**Problem**:
Extract exactly the run of lines starting at the line that holds "Emit a Python" and ending at the line that holds "from matplotlib.ticker import", both included.

Part of a data file:
********

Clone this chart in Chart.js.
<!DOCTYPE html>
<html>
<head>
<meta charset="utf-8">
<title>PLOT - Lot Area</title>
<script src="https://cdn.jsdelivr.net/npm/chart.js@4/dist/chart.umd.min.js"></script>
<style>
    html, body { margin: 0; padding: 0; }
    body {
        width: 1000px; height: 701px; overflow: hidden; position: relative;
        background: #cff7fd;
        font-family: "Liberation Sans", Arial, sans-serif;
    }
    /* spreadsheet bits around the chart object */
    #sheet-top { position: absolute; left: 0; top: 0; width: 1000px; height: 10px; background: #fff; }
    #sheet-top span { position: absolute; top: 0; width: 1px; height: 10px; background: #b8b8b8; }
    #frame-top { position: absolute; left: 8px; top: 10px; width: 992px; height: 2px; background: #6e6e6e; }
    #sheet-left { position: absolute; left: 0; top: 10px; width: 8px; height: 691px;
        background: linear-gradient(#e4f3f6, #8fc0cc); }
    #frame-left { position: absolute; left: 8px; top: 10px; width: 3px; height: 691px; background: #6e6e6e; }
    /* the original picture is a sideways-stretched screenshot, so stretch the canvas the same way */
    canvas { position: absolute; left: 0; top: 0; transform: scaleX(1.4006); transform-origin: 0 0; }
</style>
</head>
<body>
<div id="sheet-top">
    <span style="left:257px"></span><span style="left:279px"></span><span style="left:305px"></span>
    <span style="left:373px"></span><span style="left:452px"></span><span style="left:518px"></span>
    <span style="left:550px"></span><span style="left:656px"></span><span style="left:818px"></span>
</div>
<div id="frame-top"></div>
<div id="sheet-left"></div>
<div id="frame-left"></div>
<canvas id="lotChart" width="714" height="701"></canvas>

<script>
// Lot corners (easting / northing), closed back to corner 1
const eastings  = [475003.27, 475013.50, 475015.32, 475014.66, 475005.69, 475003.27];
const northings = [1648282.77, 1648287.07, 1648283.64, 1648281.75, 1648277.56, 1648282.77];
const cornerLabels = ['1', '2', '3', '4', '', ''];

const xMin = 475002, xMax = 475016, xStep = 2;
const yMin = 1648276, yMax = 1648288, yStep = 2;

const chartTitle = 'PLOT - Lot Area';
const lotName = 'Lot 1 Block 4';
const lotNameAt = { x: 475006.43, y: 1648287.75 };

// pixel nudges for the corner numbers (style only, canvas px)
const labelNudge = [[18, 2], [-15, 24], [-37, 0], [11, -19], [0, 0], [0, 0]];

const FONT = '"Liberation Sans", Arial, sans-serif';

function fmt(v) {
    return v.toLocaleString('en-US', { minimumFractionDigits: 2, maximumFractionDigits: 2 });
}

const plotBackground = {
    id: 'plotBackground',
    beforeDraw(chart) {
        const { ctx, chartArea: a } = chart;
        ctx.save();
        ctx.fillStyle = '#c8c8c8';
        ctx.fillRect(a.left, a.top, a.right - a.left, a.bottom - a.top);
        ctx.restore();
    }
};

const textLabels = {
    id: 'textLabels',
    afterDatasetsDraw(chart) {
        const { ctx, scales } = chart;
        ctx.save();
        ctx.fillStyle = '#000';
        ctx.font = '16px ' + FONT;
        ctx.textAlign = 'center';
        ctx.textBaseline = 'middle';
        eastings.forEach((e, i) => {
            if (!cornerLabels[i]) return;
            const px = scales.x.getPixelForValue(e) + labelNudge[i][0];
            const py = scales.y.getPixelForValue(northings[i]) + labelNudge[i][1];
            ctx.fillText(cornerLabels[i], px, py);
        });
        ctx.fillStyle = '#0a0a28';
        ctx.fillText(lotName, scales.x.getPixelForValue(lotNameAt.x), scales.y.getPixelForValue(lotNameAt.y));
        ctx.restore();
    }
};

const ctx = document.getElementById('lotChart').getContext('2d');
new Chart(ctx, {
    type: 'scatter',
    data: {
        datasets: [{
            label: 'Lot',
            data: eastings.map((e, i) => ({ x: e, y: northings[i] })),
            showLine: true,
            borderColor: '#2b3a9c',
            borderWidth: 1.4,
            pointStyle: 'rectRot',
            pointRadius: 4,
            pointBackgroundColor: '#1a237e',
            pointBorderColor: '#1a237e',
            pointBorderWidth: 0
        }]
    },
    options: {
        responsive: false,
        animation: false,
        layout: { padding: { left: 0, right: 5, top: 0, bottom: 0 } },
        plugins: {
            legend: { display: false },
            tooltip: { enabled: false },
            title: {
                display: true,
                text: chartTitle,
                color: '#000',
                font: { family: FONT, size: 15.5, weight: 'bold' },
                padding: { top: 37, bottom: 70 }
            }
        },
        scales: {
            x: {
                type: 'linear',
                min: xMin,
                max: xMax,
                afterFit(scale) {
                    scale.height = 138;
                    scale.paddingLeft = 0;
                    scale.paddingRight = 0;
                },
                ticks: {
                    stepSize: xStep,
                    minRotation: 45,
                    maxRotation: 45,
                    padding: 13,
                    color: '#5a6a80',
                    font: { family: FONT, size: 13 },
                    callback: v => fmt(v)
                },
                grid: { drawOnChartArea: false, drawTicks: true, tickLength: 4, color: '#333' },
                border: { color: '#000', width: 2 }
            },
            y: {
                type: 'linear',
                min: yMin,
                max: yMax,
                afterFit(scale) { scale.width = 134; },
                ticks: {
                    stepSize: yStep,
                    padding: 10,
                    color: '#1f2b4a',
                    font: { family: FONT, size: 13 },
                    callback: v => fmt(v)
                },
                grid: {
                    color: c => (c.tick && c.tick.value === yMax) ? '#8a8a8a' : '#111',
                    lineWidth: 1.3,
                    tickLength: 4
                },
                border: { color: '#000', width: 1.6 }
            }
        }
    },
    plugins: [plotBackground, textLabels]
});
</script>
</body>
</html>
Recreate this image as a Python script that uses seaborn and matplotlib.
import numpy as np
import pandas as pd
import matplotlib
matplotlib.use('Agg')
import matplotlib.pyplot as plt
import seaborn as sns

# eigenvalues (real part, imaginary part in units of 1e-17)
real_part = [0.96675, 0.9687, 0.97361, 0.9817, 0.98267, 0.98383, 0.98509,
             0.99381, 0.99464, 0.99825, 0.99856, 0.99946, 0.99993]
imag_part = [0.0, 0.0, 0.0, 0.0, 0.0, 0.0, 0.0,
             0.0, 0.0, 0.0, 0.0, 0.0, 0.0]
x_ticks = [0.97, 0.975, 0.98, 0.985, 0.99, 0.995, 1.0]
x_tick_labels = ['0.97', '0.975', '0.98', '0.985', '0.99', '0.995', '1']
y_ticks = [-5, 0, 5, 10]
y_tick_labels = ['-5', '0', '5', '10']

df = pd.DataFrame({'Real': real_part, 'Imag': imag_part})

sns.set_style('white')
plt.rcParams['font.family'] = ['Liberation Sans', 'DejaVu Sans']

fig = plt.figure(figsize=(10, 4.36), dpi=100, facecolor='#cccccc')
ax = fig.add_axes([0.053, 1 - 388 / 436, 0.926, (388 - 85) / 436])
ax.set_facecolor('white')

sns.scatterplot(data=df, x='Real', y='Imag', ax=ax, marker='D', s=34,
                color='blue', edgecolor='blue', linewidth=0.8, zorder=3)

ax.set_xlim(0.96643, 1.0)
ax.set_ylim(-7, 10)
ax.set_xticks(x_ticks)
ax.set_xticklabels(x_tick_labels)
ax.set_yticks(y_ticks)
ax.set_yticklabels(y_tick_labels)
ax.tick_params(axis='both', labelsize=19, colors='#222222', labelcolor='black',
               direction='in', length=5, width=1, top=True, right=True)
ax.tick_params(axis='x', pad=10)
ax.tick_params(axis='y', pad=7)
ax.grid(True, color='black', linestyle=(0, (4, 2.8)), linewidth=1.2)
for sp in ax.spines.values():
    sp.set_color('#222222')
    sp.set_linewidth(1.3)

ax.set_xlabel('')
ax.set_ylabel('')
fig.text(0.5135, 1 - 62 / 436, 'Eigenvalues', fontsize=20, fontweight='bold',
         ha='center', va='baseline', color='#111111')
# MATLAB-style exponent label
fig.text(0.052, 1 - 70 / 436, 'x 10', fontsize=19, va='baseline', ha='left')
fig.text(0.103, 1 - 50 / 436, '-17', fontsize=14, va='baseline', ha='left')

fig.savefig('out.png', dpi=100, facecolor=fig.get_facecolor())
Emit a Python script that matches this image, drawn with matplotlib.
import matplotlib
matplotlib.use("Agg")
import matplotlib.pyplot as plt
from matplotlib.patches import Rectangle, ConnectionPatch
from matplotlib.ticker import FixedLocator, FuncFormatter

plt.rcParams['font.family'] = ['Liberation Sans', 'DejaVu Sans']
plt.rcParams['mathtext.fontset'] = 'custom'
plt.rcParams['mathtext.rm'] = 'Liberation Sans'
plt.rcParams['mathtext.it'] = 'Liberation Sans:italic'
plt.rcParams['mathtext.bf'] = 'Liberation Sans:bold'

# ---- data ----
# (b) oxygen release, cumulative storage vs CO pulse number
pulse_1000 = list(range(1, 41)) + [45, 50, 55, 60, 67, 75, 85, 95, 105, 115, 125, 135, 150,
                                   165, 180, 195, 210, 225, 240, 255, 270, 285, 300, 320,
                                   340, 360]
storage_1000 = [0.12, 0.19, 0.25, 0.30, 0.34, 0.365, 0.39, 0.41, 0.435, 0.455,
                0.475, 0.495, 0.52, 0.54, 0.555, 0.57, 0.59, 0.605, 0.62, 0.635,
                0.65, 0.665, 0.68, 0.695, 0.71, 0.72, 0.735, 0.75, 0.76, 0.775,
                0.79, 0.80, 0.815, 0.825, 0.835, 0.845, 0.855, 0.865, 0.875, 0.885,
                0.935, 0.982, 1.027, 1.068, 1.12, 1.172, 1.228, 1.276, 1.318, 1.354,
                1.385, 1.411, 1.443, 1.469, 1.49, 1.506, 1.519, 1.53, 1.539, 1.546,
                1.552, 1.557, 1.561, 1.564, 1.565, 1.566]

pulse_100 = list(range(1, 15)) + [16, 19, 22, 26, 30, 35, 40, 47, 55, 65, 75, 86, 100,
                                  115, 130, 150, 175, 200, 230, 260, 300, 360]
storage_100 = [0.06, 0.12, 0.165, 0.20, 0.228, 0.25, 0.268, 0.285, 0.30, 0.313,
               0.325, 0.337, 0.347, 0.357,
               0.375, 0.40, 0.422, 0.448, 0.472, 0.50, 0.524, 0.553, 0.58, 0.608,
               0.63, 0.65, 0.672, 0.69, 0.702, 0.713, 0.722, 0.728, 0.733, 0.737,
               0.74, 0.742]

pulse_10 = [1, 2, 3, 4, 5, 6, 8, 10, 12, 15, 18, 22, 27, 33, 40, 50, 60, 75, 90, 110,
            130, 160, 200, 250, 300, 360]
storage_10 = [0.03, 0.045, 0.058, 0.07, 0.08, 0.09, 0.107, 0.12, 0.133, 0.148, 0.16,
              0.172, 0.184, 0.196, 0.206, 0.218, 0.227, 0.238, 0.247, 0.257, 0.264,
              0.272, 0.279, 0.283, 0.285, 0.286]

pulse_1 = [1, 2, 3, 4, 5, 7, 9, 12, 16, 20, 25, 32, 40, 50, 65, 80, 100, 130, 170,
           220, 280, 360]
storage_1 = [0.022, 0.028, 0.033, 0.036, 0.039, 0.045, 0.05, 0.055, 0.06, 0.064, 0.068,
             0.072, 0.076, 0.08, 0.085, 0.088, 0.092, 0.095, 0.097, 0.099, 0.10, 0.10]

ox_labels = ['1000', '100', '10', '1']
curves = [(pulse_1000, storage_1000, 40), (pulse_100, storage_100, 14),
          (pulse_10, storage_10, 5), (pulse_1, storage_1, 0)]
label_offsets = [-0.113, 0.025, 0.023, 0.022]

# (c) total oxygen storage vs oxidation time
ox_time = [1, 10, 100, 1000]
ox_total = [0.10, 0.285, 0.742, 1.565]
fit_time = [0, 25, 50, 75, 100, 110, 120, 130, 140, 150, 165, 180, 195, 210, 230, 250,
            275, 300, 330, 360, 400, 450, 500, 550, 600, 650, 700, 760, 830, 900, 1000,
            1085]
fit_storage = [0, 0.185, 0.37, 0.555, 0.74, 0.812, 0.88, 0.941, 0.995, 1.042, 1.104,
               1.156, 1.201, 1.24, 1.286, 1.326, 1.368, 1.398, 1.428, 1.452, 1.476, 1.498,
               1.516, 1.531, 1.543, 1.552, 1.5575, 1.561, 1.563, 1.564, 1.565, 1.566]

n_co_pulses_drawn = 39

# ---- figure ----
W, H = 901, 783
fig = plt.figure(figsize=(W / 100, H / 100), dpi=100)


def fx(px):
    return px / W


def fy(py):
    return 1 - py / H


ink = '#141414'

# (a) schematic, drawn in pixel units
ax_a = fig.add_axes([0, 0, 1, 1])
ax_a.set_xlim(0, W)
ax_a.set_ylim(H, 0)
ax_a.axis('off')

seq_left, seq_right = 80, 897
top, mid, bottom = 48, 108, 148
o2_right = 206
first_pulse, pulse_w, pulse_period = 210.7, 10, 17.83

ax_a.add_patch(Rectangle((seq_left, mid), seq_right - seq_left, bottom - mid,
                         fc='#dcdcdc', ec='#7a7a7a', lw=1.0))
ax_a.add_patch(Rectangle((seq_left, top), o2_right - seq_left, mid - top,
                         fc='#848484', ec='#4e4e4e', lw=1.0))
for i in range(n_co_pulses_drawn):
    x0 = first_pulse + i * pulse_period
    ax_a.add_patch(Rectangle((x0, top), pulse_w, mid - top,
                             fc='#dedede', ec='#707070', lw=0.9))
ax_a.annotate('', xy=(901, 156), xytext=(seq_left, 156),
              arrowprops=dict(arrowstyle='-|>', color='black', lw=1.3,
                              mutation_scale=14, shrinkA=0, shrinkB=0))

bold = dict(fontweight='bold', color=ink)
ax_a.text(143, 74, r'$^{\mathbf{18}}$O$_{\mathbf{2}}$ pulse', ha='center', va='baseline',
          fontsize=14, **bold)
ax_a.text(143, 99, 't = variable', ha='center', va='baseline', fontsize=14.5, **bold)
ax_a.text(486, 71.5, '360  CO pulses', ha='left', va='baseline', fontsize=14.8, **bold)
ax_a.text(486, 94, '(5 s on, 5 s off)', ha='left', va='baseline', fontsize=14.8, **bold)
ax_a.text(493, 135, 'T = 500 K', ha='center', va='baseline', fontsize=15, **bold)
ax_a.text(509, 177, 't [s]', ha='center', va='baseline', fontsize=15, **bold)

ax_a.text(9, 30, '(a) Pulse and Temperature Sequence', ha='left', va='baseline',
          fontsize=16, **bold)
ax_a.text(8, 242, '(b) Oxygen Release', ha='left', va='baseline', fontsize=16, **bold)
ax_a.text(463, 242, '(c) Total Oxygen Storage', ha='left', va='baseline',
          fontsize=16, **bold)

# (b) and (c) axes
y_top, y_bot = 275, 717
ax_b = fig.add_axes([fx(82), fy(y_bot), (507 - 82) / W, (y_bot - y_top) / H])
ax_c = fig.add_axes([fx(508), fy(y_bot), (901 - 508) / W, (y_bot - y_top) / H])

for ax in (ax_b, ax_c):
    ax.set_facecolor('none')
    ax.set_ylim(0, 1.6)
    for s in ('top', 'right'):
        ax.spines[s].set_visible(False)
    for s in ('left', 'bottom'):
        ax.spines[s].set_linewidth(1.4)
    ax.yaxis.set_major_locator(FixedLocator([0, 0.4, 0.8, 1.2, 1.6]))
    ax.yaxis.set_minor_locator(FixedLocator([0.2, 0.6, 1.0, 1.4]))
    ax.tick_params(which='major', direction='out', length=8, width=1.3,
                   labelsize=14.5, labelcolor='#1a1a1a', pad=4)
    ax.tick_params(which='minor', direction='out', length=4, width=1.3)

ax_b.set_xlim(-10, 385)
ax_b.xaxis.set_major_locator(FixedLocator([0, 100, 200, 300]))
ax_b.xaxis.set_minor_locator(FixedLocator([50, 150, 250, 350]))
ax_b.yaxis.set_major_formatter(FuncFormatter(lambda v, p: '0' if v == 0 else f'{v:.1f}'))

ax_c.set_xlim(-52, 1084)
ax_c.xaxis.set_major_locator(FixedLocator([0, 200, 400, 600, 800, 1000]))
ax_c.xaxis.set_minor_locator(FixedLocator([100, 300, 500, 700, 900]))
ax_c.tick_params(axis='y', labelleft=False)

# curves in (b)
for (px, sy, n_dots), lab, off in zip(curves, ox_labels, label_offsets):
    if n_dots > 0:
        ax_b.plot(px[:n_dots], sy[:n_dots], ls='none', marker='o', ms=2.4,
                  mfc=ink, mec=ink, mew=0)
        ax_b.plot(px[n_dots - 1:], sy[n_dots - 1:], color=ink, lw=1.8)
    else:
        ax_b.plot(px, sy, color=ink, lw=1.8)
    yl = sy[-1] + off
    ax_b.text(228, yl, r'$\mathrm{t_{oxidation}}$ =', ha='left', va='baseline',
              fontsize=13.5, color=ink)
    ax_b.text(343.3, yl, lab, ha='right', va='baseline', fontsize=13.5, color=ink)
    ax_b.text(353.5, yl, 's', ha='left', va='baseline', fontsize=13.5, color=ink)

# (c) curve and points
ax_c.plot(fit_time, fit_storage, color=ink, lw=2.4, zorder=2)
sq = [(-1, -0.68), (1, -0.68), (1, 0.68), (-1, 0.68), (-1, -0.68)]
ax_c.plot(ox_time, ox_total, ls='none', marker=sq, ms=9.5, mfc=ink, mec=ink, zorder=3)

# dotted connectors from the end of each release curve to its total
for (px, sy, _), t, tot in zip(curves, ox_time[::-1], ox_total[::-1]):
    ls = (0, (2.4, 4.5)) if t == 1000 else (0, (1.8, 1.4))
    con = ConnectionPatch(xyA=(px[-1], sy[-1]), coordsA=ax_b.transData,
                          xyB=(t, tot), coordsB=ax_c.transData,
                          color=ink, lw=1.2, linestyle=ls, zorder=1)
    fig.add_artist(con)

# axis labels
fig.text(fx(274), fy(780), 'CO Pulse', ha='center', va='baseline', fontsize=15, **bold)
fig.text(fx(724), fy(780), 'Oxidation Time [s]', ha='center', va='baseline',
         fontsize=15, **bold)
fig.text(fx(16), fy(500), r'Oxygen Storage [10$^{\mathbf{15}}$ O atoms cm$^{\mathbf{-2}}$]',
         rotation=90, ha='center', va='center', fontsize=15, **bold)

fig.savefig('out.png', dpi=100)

********

**Right answer**:
Emit a Python script that matches this image, drawn with matplotlib.
import matplotlib
matplotlib.use("Agg")
import matplotlib.pyplot as plt
from matplotlib.patches import Rectangle, ConnectionPatch
from matplotlib.ticker import FixedLocator, FuncFormatter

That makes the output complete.